- Data shown -
★ ★ ★ ★ ★ ★ ★

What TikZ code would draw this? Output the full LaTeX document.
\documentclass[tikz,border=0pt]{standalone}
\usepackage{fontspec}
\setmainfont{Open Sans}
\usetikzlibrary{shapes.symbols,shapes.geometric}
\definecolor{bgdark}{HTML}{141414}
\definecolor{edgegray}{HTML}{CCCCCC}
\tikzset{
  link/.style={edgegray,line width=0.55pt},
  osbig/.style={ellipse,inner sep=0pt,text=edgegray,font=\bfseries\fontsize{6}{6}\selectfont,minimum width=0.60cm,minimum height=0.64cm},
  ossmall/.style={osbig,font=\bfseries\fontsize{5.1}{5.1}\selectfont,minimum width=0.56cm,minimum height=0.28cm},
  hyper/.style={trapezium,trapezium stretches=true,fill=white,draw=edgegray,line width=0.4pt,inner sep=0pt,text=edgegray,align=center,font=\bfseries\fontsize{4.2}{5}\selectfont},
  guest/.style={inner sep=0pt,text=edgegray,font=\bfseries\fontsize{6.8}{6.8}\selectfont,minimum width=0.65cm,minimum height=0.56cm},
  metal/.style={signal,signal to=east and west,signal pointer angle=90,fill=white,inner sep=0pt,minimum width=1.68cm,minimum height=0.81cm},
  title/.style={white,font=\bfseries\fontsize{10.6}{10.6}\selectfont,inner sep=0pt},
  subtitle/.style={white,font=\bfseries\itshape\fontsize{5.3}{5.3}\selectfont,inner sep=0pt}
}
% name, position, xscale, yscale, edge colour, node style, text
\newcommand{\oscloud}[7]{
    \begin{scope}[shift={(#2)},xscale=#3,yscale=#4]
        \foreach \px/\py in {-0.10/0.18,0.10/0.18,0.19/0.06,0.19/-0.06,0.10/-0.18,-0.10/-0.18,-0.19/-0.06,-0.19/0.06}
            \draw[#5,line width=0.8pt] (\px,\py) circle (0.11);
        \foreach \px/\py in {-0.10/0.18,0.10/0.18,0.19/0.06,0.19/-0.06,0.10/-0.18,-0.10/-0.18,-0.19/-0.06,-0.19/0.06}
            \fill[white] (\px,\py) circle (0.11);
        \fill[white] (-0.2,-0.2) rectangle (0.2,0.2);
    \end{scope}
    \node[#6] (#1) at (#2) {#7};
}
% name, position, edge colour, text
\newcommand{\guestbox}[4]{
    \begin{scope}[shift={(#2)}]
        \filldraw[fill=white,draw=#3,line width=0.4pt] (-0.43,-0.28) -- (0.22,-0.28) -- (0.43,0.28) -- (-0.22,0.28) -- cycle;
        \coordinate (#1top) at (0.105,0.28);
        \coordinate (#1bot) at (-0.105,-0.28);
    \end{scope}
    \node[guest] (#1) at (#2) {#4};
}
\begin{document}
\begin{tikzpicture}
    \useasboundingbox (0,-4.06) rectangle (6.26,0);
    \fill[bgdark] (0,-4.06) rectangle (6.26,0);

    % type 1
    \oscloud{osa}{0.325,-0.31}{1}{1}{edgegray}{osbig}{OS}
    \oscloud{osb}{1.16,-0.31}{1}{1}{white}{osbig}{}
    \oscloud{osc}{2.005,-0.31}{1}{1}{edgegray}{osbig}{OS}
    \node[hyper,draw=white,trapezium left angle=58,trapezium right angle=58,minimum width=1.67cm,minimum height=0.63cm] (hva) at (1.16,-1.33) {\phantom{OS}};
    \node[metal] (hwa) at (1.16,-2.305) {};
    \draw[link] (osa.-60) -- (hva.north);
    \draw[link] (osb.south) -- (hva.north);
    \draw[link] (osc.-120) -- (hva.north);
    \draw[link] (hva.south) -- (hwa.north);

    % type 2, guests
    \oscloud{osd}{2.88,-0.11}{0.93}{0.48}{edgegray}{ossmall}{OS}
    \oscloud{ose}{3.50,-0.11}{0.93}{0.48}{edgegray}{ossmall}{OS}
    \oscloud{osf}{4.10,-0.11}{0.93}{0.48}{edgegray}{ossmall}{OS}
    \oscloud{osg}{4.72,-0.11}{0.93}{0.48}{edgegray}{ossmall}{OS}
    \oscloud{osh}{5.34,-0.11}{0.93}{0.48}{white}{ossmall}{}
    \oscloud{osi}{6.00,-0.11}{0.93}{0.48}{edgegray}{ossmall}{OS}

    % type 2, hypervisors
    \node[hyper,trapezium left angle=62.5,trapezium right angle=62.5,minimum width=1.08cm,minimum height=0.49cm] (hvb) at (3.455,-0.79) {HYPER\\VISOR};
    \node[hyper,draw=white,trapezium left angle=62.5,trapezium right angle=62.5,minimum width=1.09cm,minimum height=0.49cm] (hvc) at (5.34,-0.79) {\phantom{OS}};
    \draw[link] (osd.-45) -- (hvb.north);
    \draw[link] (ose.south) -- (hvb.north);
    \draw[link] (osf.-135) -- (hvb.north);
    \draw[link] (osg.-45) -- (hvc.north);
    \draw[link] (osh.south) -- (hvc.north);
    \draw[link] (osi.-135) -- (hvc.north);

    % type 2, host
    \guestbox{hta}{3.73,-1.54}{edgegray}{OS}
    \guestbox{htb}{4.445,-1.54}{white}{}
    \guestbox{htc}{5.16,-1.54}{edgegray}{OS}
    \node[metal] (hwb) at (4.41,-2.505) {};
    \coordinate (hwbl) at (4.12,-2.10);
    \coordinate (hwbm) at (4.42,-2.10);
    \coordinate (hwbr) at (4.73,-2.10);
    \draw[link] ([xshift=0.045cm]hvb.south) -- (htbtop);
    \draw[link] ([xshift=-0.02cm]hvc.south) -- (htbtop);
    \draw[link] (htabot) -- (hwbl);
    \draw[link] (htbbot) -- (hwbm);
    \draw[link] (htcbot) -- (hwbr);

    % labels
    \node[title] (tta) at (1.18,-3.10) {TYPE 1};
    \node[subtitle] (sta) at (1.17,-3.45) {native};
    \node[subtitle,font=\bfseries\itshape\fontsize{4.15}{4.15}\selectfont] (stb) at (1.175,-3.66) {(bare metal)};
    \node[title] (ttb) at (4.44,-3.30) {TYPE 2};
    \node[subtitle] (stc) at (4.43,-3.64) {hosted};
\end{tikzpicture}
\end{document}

★ ★ ★ ★ ★ ★ ★

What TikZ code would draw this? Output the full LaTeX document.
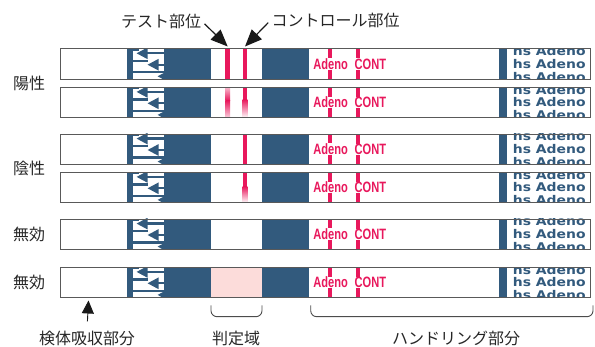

★ ★ ★ ★ ★ ★ ★

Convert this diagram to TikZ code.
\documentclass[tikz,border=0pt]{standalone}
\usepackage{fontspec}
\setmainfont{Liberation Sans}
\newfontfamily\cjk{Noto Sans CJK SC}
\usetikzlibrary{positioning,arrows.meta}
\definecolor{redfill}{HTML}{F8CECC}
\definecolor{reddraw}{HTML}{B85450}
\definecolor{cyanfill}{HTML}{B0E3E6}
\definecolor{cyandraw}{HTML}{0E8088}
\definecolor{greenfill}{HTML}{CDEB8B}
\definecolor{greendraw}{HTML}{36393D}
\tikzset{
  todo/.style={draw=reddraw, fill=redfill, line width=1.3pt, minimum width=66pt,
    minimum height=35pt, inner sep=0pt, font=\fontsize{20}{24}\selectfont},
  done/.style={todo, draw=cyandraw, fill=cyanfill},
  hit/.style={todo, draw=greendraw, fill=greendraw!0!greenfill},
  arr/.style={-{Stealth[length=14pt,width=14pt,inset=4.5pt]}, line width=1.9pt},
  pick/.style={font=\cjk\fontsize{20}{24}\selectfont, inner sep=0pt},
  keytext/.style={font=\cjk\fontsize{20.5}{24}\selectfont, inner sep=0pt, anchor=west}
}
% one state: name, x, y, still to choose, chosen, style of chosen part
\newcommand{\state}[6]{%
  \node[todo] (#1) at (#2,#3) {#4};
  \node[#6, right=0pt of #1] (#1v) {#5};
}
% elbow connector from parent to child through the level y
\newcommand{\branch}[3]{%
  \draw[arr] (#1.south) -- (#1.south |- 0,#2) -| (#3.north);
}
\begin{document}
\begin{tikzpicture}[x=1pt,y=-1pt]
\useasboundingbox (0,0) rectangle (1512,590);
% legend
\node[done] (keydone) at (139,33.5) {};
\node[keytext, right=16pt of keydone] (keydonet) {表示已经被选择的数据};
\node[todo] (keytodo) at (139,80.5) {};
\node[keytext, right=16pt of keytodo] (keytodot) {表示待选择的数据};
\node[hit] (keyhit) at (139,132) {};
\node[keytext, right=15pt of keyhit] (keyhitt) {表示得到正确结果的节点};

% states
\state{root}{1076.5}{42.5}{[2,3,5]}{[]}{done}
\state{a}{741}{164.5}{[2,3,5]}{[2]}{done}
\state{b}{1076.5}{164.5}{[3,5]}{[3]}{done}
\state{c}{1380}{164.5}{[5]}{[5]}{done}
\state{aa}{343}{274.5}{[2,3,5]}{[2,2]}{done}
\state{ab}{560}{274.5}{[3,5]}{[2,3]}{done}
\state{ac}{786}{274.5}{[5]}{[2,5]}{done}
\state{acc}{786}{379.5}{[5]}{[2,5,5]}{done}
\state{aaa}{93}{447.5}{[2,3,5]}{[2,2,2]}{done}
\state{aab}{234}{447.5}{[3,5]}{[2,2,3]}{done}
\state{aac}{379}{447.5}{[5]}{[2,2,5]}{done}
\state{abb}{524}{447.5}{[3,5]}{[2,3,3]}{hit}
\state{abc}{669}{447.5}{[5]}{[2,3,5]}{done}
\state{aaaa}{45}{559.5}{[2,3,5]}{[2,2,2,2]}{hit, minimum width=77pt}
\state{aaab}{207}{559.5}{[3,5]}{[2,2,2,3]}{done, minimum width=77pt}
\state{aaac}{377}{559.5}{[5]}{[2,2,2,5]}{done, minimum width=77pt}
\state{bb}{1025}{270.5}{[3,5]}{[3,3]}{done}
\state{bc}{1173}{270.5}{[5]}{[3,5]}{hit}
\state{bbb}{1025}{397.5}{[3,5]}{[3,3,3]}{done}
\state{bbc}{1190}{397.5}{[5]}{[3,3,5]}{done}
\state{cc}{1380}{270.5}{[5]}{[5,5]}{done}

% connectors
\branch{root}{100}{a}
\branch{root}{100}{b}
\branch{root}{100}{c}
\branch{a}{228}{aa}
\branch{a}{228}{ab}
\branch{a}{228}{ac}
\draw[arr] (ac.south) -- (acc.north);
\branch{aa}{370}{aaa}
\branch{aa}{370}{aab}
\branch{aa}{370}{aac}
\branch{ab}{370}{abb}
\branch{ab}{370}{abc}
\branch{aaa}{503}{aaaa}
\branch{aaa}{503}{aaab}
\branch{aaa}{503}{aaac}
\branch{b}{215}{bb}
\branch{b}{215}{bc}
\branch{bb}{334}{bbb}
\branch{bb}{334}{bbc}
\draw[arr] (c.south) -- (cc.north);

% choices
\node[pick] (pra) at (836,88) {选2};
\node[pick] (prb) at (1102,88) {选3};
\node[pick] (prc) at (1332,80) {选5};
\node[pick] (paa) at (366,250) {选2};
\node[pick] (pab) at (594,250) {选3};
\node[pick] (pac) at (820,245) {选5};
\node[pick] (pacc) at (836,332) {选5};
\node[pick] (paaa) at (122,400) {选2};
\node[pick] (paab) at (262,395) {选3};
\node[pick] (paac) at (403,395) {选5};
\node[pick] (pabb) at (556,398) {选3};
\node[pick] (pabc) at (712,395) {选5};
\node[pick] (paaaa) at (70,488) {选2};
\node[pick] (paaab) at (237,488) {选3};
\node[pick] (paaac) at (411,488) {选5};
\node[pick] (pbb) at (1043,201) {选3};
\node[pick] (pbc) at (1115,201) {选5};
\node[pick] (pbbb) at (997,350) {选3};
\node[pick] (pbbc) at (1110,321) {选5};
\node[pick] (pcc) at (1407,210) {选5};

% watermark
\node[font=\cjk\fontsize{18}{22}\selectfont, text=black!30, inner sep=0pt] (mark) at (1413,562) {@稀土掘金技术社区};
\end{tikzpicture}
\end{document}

★ ★ ★ ★ ★ ★ ★

From the records above, extract exactly and only the lines that begin at the line with "Convert this diagram to TikZ code." and stop after the line with "right=15pt of keyhit]".

- Solution to this problem -
Convert this diagram to TikZ code.
\documentclass[tikz,border=0pt]{standalone}
\usepackage{fontspec}
\setmainfont{Liberation Sans}
\newfontfamily\cjk{Noto Sans CJK SC}
\usetikzlibrary{positioning,arrows.meta}
\definecolor{redfill}{HTML}{F8CECC}
\definecolor{reddraw}{HTML}{B85450}
\definecolor{cyanfill}{HTML}{B0E3E6}
\definecolor{cyandraw}{HTML}{0E8088}
\definecolor{greenfill}{HTML}{CDEB8B}
\definecolor{greendraw}{HTML}{36393D}
\tikzset{
  todo/.style={draw=reddraw, fill=redfill, line width=1.3pt, minimum width=66pt,
    minimum height=35pt, inner sep=0pt, font=\fontsize{20}{24}\selectfont},
  done/.style={todo, draw=cyandraw, fill=cyanfill},
  hit/.style={todo, draw=greendraw, fill=greendraw!0!greenfill},
  arr/.style={-{Stealth[length=14pt,width=14pt,inset=4.5pt]}, line width=1.9pt},
  pick/.style={font=\cjk\fontsize{20}{24}\selectfont, inner sep=0pt},
  keytext/.style={font=\cjk\fontsize{20.5}{24}\selectfont, inner sep=0pt, anchor=west}
}
% one state: name, x, y, still to choose, chosen, style of chosen part
\newcommand{\state}[6]{%
  \node[todo] (#1) at (#2,#3) {#4};
  \node[#6, right=0pt of #1] (#1v) {#5};
}
% elbow connector from parent to child through the level y
\newcommand{\branch}[3]{%
  \draw[arr] (#1.south) -- (#1.south |- 0,#2) -| (#3.north);
}
\begin{document}
\begin{tikzpicture}[x=1pt,y=-1pt]
\useasboundingbox (0,0) rectangle (1512,590);
% legend
\node[done] (keydone) at (139,33.5) {};
\node[keytext, right=16pt of keydone] (keydonet) {表示已经被选择的数据};
\node[todo] (keytodo) at (139,80.5) {};
\node[keytext, right=16pt of keytodo] (keytodot) {表示待选择的数据};
\node[hit] (keyhit) at (139,132) {};
\node[keytext, right=15pt of keyhit] (keyhitt) {表示得到正确结果的节点};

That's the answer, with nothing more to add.